More than six years after COVID-19 emerged in China and killed millions worldwide, newly released intelligence records show that the Defense Intelligence Agency (DIA) was evaluating a detailed lab-origin scenario as early as March 2020 — weeks into the pandemic and well before the issue became a subject of public debate.
Dated March 27, 2020 — just 16 days after COVID-19 was officially declared a pandemic — the DIA “Authoritative Assessment” appears as part of a slide deck and supporting material shared among analysts and senior officials within the Defense Department’s intelligence arm.
The assessment focuses heavily on the Wuhan Institute of Virology (WIV) and its leading coronavirus researcher, Zhengli Shi, whose laboratory for years conducted high-risk experiments on wild bat coronaviruses.
The never-before-published details were revealed in bits and pieces over the last three months in court-ordered productions of COVID-19 origins intelligence records released by the agency in response to a Freedom of Information Act (FOIA) lawsuit filed by U.S. Right To Know more than a year and a half ago.
The new details bring added context to slides that were previously released in early 2025, showing they were part of a broader, evolving assessment on the pandemic’s roots that the DIA had been shaping for months.
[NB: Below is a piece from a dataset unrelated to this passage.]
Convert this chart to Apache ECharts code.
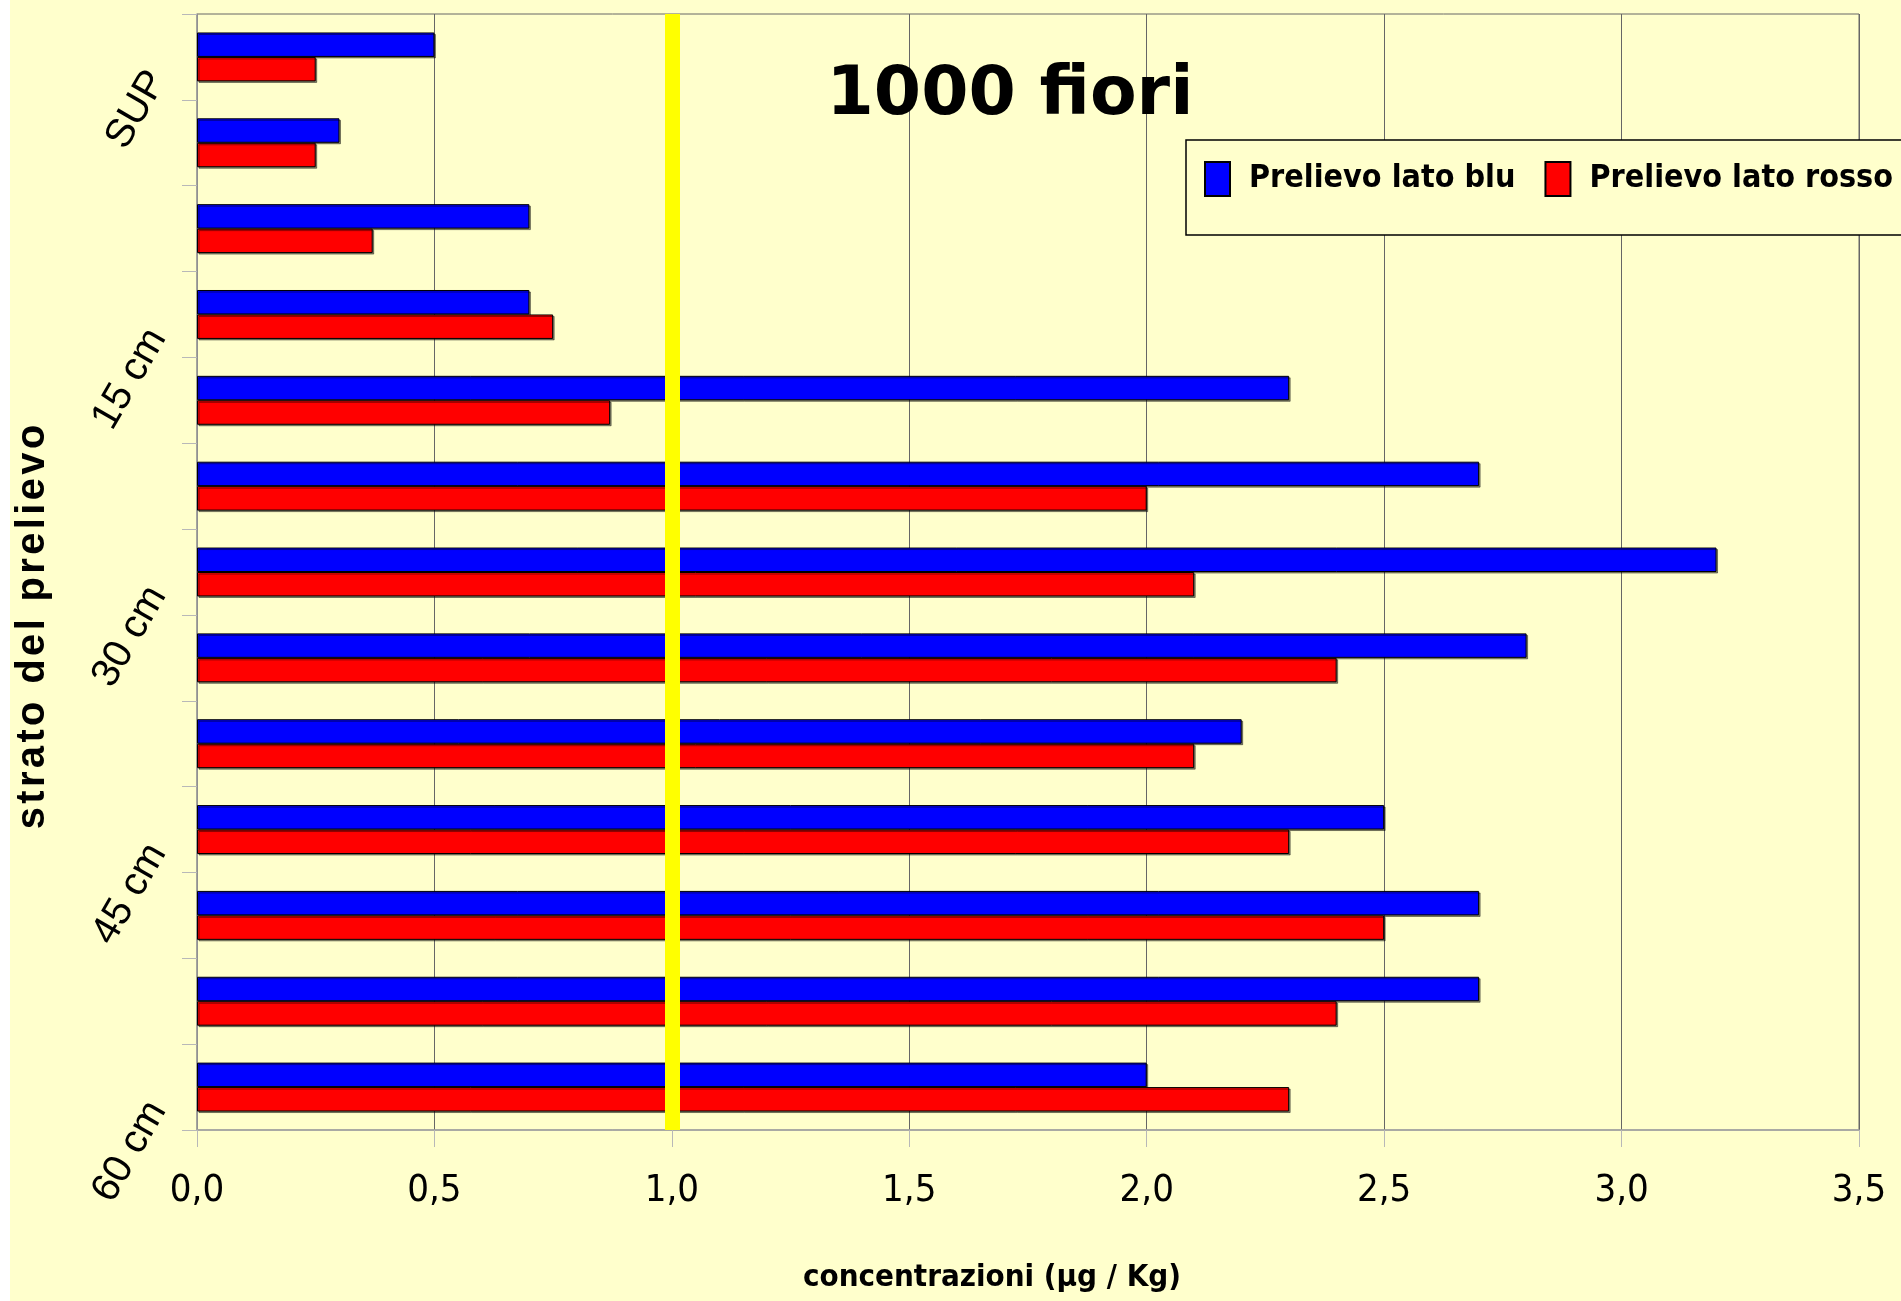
<!DOCTYPE html>
<html>
<head>
<meta charset="utf-8">
<title>1000 fiori</title>
<script src="https://cdn.jsdelivr.net/npm/echarts@6/dist/echarts.min.js"></script>
<style>
  html, body { margin: 0; padding: 0; background: #ffffff; }
  #main { width: 1901px; height: 1301px; }
</style>
</head>
<body>
<div id="main"></div>
<script>
// Soil layers sampled, from the surface down to 60 cm
const categories = ['SUP', '5 cm', '10 cm', '15 cm', '20 cm', '25 cm', '30 cm',
                    '35 cm', '40 cm', '45 cm', '50 cm', '55 cm', '60 cm'];
// Concentrations (µg / Kg) on the blue side and on the red side
const latoBlu   = [0.5, 0.3, 0.7, 0.7, 2.3, 2.7, 3.2, 2.8, 2.2, 2.5, 2.7, 2.7, 2.0];
const latoRosso = [0.25, 0.25, 0.37, 0.75, 0.87, 2.0, 2.1, 2.4, 2.1, 2.3, 2.5, 2.4, 2.3];
// Value axis range and reference threshold
const xMin = 0, xMax = 3.5, xStep = 0.5;
const soglia = 1.0;

const seriesNames = ['Prelievo lato blu', 'Prelievo lato rosso'];
const titolo = '1000 fiori';
const xTitle = 'concentrazioni (µg / Kg)';
const yTitle = 'strato del prelievo';

const narrow = '"Liberation Sans Narrow", "Arial Narrow", "DejaVu Sans Condensed", sans-serif';
const sans = '"Liberation Sans", Arial, sans-serif';

const chart = echarts.init(document.getElementById('main'));

const barStyle = (color) => ({
  color: color,
  borderColor: '#000000',
  borderWidth: 1,
  shadowColor: 'rgba(0,0,0,0.45)',
  shadowOffsetX: 1.5,
  shadowOffsetY: 1.5,
  shadowBlur: 0
});

chart.setOption({
  backgroundColor: '#ffffff',
  animation: false,
  graphic: [
    { type: 'rect', z: -10, silent: true,
      shape: { x: 10, y: 0, width: 1891, height: 1301 },
      style: { fill: '#FFFFCC' } },
    { type: 'text', z: 10, silent: true,
      x: 33, y: 627, rotation: Math.PI / 2,
      style: { text: yTitle.split('').join('\u200A'), fill: '#000',
               font: 'bold 40px ' + sans, align: 'center', verticalAlign: 'middle' } },
    { type: 'text', z: 10, silent: true,
      x: 992, y: 1278,
      style: { text: xTitle, fill: '#000',
               font: 'bold 31px ' + narrow, align: 'center', verticalAlign: 'middle' } }
  ],
  title: {
    text: titolo,
    left: 1005,
    top: 57,
    textAlign: 'center',
    textStyle: { fontFamily: '"DejaVu Sans", Verdana, sans-serif', fontWeight: 'bold',
                 fontSize: 68, color: '#000' }
  },
  legend: {
    data: seriesNames,
    left: 1186,
    top: 140,
    width: 760,
    orient: 'horizontal',
    padding: [21, 30, 38, 18],
    itemWidth: 25,
    itemHeight: 34,
    itemGap: 29,
    icon: 'rect',
    backgroundColor: '#FFFFCC',
    borderColor: '#000000',
    borderWidth: 1.5,
    textStyle: { fontFamily: narrow, fontWeight: 'bold', fontSize: 32, color: '#000',
                 padding: [6, 0, 0, 14] }
  },
  grid: {
    left: 197, right: 42, top: 14, bottom: 171,
    show: true, borderColor: '#666666', borderWidth: 1,
    backgroundColor: 'transparent'
  },
  xAxis: {
    type: 'value',
    min: xMin, max: xMax, interval: xStep,
    axisLine: { show: true, lineStyle: { color: '#a8a8a8', width: 1.5 } },
    axisTick: { show: true, length: 17, lineStyle: { color: '#b8b8b8', width: 1 } },
    splitLine: { show: true, lineStyle: { color: '#666666', width: 1 } },
    axisLabel: {
      margin: 42,
      fontFamily: narrow, fontSize: 38, color: '#000',
      formatter: (v) => v.toFixed(1).replace('.', ',')
    }
  },
  yAxis: {
    type: 'category',
    data: categories,
    inverse: true,
    axisLine: { show: true, lineStyle: { color: '#a0a0a0', width: 1.5 } },
    axisTick: { show: true, interval: 0, length: 15, alignWithLabel: false,
                lineStyle: { color: '#b8b8b8', width: 1 } },
    splitLine: { show: false },
    axisLabel: {
      interval: 2,
      rotate: 60,
      margin: 30,
      padding: [0, 20, 0, 0],
      fontFamily: sans, fontSize: 40, color: '#000'
    }
  },
  series: [
    {
      name: seriesNames[0],
      type: 'bar',
      data: latoBlu,
      barGap: '0%',
      barCategoryGap: '43%',
      itemStyle: barStyle('#0000FF')
    },
    {
      name: seriesNames[1],
      type: 'bar',
      data: latoRosso,
      barGap: '0%',
      barCategoryGap: '43%',
      itemStyle: barStyle('#FF0000'),
      markLine: {
        silent: true,
        symbol: ['none', 'none'],
        label: { show: false },
        lineStyle: { color: '#FFFF00', width: 15, type: 'solid', opacity: 1 },
        data: [{ xAxis: soglia }]
      }
    }
  ]
});
</script>
</body>
</html>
On a previously published slide headed “Hypothetical Laboratory Origin of SARS-CoV-2,” the assessment sketches a step-by-step timeline of real and speculative work at the WIV that explains the techniques for how the virus that caused the pandemic could plausibly have been created in a lab with insufficient biosecurity containment.
It then posits that an uncharacterized virus escaped in mid-2019, sparking the outbreak, and that the WIV later published disinformation that analysts speculated helped to bolster a natural-origin narrative.
On a final slide titled “Concluding Points” — also previously released, but now shown to be part of the March 2020 assessment package — a comment bubble appended to a list of observations about WIV’s capabilities reads:
“The molecular biology capabilities of WIV and the genomic assessment are consistent with the hypothesis that SARS-CoV-2 was a lab-engineered virus that was part of a bank of chimeric viruses in Zhengli Shi’s laboratory at WIV that escaped from containment.”
The new material also shows the DIA’s detailed early assessment circulated through the agency’s top ranks just weeks into the pandemic, but the DIA’s official position remained that the virus’s origins were “unknown.”